This year’s Nonprofit Technology Conference in Washington DC was by far the biggest event we’ve ever had with over 2,000 attendees, plus many others who participated through the Online NTC. In addition to the many opportunities for learning, I particularly enjoyed connecting with many nonprofit colleagues from around the country, some which I had only previously met through email or phone.
These are some sessions I found especially rewarding (with Twitter hashtags):
- Opening Plenary, featuring Dan Heath, co-author of Switch (#11NTCSwitch) – I’ve always been fascinated with how change affects our lives; Dan clearly demonstrated how we can learn to welcome change rather than to fear it. His advice that we analyze our successes instead of our problems and ‘do more of what is working’ is also consistent with my life philosophy of looking for the good. This is particularly relevant at our nonprofit organizations, which are almost always changing.
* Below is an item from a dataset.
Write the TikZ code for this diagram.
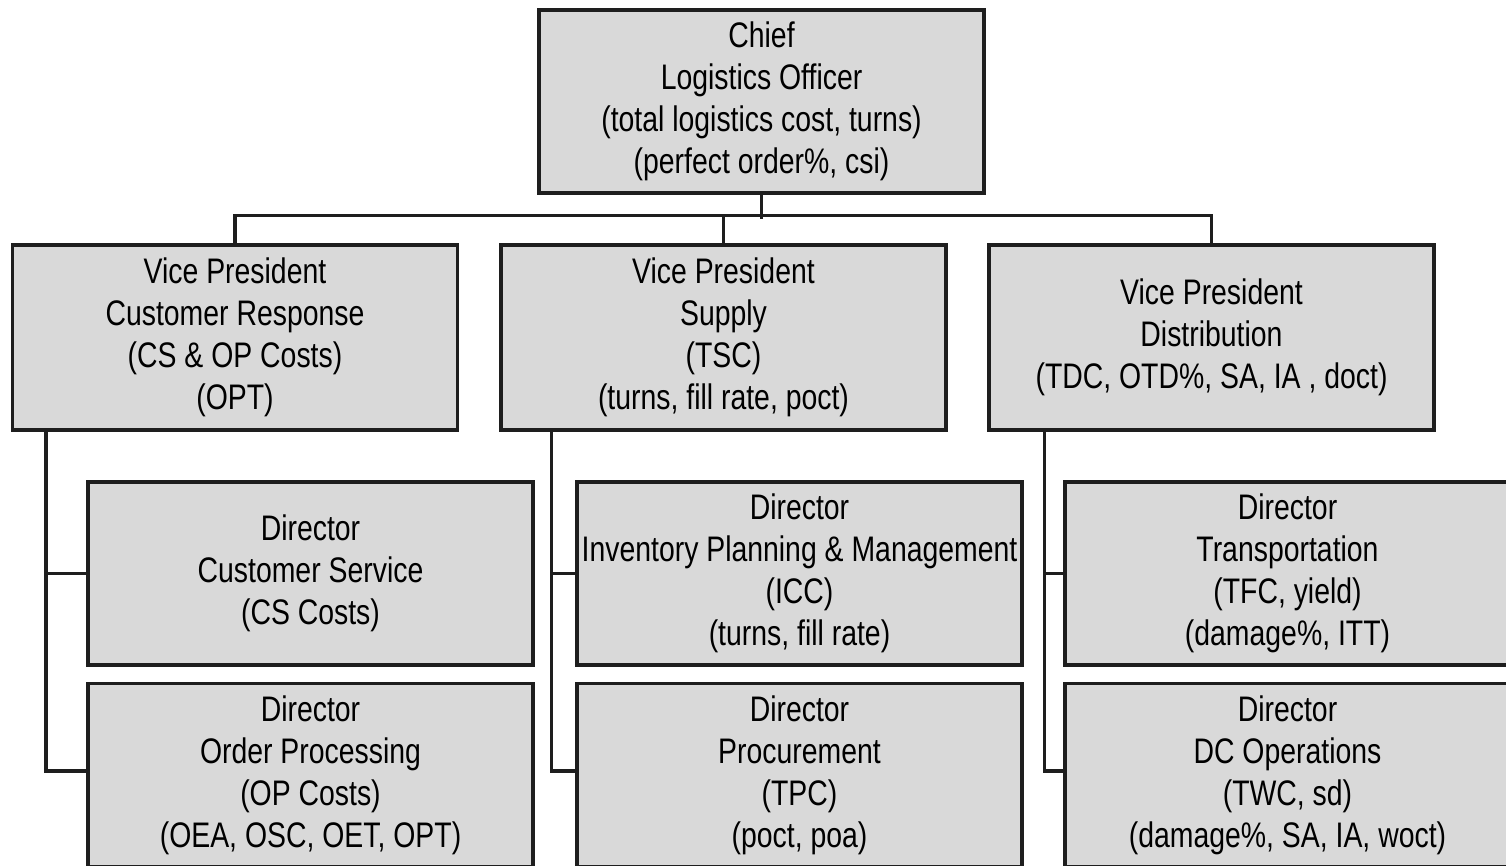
\documentclass[tikz,border=0pt]{standalone}
\usepackage{fontspec}
\setmainfont[FakeStretch=0.8]{Liberation Sans}
\definecolor{boxgray}{HTML}{D9D9D9}
\definecolor{linecol}{HTML}{1E1E1E}
\begin{document}
\begin{tikzpicture}[x=1pt,y=-1pt,
  box/.style={draw=linecol,line width=3.2pt,fill=boxgray,minimum width=445pt,minimum height=183pt,inner sep=0pt,align=center,font=\fontsize{35.5}{42}\selectfont},
  conn/.style={draw=linecol,line width=3.2pt}]
\useasboundingbox (0,0) rectangle (1506,866);
\clip (0,0) rectangle (1506,866);
\fill[white] (0,0) rectangle (1506,866);
% top
\node[box] (chief) at (761.5,101.5) {Chief\\Logistics Officer\\(total logistics cost, turns)\\(perfect order\%, csi)};
% vice presidents
\node[box,minimum height=185pt] (vp1) at (235,337.5) {Vice President\\Customer Response\\(CS \& OP Costs)\\(OPT)};
\node[box,minimum height=185pt] (vp2) at (723.5,337.5) {Vice President\\Supply\\(TSC)\\(turns, fill rate, poct)};
\node[box,minimum height=185pt] (vp3) at (1211.5,337.5) {Vice President\\Distribution\\(TDC, OTD\%, SA, IA , doct)};
% directors
\node[box] (cs) at (310.5,573.5) {Director\\Customer Service\\(CS Costs)};
\node[box] (op) at (310.5,775) {Director\\Order Processing\\(OP Costs)\\(OEA, OSC, OET, OPT)};
\node[box] (ipm) at (799.5,573.5) {Director\\Inventory Planning \& Management\\(ICC)\\(turns, fill rate)};
\node[box] (proc) at (799.5,775) {Director\\Procurement\\(TPC)\\(poct, poa)};
\node[box] (tr) at (1287.5,573.5) {Director\\Transportation\\(TFC, yield)\\(damage\%, ITT)};
\node[box] (dc) at (1287.5,775) {Director\\DC Operations\\(TWC, sd)\\(damage\%, SA, IA, woct)};
% connectors top
\draw[conn] (chief.south) -- ++(0,24);
\draw[conn] (vp1.north) -- ++(0,-28) -| (vp3.north);
\draw[conn] (vp2.north) -- ++(0,-28);
% left branch
\coordinate (l) at ([xshift=35pt]vp1.south west);
\draw[conn] (l) |- ([yshift=4pt]op.west);
\draw[conn] (cs.west) -- (cs.west -| l);
% middle branch
\coordinate (m) at ([xshift=52pt]vp2.south west);
\draw[conn] (m) |- ([yshift=4pt]proc.west);
\draw[conn] (ipm.west) -- (ipm.west -| m);
% right branch
\coordinate (r) at ([xshift=57pt]vp3.south west);
\draw[conn] (r) |- ([yshift=4pt]dc.west);
\draw[conn] (tr.west) -- (tr.west -| r);
\end{tikzpicture}
\end{document}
- E-mail Design Workshop – Don’t Let Bad E-mail Code Ruin Your Day or Your Results (#11NTCemail) Shana Masterson and Sean Powell provided an eye opening look at how we can prepare emails that will look good on whatever device or browser our constituents use to view them. Sadly, Shana recommended that we give up working in WYSIWYG, as many email programs provide, and stay with HTML for the best results. Emailonacid was mentioned as a good way to preview emails and test deliverability. Unfortunately, email design is very different from web design and can’t fully utilize common web technologies such as CSS (cascading style sheets).
- Secrets of the Engagement Pyramid (#11NTCeng) presented by Karen Uffelman and Eric Magnuson, featured an interesting approach to evaluating the engagement level of our constituents, and how we can move them to higher levels to commitment. As many nonprofits are learning, social media followers may or may not become more involved with our organizations. But those who take advocacy actions are strong donor prospects (and vice versa).
- Not convinced that segmentation yields better results? In Scientist in Your Communications Department: Segmenting Messages, Customizing Content, and Delivering Results. (#11NTCsegmt). Jeff Schuck used the success of sites such as Amazon and Netflix to provide customized recommendations based on its knowledge of user preferences. The simplest way to get started? Separate your donors from non-donors, and prepare different content for each. I asked why so many nonprofits struggle with targeting groups of constituents; Jeff replied that many organizations keep data in too many places. Another point: it’s much easier to get a donor to increase their gift than to get someone to donate for the first time.
- Marketing gurus Kivi Leroux Miller and Nancy Schwartz led the session on Weaving Your Marketing Loose Ends into a Strong, Tight, Powerful Plan (#11NTCweave), which demonstrated the importance of developing a marketing plan template as well as doing a communications audit to insure that your communications are consistent across channels. Nonprofit marketers Tara Collins and Karen Secular also shared their experiences in managing the sometimes difficult balance between development and communications, showing why it’s so critical that these departments work together to build relationships with constituents
- In The Social Website: Integrating Social Media into Website Design and Function (#11NTCSocsite), Debra Askanase and Seth Giammanco discussed many websites which use a variety of techniques to engage visitors using social media links – view the slides for details. They then challenged us to develop ideas for a fictional nonprofit which wanted to do the same.
Notes from these and other sessions are all publicly available, as are recordings of several of the presentations. Also download these newly released reports,: e2011 eNonprofit Benchmarks Study (#11NTCbenchmarks) and the Nonprofit Social Network Survey Report (#11NTCBench), which I will analyze further in my next blog post.
Kudos to Holly Ross who, together with her Nten staff, put together such a wonderful event. Kudos also to my friend Peter Campbell who received special recognition, those who won the NTENny awards (which I helped to present) and to those nonprofits who produced winning videos. If you couldn’t join us in DC, hope to see you in San Francisco next year.